Phase 3: Implementation & Commissioning

Adopt the mindset of a commissioning agent, not just a recipient. Before final acceptance, run rigorous tests:

  • Measure actual egg breakage rate by sampling eggs from various system points.
  • Time the egg collection cycle to verify throughput.
  • Check feed and water distribution uniformity across the entire cage block.
Do not assume the system performs as specified; validate it. This phase is critical to avoid the "world-class equipment, third-class installation" outcome that erodes ROI from day one.
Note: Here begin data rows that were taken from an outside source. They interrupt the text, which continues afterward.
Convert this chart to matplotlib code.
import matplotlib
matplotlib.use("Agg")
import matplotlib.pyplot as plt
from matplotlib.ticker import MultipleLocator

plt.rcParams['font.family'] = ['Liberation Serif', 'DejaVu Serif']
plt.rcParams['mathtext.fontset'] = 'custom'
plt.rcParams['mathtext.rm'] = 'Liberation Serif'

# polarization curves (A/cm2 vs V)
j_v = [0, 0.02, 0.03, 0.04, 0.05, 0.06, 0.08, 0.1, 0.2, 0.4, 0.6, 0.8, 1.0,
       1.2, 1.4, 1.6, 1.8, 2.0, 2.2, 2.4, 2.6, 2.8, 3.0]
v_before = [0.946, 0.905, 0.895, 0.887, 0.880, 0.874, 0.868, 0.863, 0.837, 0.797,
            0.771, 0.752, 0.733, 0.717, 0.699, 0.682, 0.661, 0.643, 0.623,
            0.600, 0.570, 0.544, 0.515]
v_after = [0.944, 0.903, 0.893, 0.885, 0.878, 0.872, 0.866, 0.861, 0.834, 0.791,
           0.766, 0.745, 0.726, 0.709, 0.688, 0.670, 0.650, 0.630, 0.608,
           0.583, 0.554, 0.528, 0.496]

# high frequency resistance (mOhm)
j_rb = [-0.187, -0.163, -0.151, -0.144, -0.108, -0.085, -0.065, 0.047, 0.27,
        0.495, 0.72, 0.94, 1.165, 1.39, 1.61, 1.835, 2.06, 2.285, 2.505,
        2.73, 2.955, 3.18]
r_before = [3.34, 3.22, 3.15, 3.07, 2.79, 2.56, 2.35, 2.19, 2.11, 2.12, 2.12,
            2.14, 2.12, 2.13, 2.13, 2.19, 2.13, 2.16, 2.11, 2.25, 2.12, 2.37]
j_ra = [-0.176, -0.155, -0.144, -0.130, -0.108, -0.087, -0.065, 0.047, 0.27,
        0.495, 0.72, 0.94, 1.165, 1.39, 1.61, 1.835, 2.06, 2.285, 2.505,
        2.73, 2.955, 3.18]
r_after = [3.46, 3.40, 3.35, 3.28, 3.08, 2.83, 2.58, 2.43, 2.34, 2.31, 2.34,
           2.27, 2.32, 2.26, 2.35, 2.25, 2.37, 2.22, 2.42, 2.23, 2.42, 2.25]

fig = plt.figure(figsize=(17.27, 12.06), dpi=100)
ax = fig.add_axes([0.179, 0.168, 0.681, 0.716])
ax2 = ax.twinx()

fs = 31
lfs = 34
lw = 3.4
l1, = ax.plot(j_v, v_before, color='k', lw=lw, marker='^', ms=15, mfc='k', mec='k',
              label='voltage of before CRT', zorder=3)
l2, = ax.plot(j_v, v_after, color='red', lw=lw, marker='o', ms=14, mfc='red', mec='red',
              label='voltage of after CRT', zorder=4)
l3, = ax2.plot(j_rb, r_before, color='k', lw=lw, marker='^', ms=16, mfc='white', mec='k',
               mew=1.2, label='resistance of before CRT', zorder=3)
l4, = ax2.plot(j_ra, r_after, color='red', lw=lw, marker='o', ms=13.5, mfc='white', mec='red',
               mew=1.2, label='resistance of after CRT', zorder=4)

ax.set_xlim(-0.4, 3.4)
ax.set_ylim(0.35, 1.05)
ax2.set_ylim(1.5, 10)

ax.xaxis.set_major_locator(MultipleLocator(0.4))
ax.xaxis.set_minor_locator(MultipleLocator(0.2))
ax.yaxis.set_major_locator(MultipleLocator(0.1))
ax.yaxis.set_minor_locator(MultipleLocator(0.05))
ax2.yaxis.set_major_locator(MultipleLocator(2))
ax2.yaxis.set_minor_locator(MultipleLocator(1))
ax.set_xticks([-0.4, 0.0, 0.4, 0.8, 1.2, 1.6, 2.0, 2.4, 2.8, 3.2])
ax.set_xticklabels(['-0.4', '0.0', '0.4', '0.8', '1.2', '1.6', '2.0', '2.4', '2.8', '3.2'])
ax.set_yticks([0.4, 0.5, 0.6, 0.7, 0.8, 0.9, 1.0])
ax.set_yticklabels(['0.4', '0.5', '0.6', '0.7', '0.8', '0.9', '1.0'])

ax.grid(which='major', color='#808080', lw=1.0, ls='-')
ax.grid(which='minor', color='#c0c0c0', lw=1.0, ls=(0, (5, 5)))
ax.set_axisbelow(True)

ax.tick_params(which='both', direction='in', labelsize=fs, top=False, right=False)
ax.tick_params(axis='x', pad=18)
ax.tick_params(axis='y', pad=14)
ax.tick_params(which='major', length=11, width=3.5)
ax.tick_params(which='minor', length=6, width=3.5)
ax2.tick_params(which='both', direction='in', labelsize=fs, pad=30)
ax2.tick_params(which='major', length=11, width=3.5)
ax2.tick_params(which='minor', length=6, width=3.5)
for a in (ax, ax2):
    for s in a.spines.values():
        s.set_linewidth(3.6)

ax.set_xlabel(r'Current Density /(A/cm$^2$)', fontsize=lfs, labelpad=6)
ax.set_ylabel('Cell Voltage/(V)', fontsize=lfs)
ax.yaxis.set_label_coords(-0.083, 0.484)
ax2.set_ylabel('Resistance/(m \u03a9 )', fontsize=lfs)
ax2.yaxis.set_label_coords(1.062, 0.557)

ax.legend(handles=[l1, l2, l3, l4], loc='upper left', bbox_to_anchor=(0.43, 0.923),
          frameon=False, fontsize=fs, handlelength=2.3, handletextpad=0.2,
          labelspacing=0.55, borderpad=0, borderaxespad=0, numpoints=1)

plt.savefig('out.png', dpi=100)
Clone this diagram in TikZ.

Phase 4: Continuous Optimization & Management

Post-installation, establish a continuous monitoring regime. Track the five key performance levers as your core business KPIs. Use the data generated by the system (if equipped) to move from preventive to predictive maintenance. Regularly review performance against your Phase 1 financial model to identify gaps and opportunities for further tuning. This transforms the automated system from a static asset into a dynamic source of competitive intelligence and incremental profit.

Conclusion: Securing Advantage in the Automation Era

The data is unequivocal: the automated layer cage segment, growing at 11% CAGR, is where the industry's future profitability is being forged. For B2B investors, the winning strategy is not to simply buy automation, but to master its economics. By shifting from a procurement-focused view to a value-architecture approach—meticulously mapping risks, quantifying performance levers, and implementing a disciplined governance framework—you can ensure your investment delivers more than efficiency. It delivers a structural, defensible advantage in an increasingly competitive and technologically driven market. The goal is to own not just the equipment, but the superior return it was designed to generate.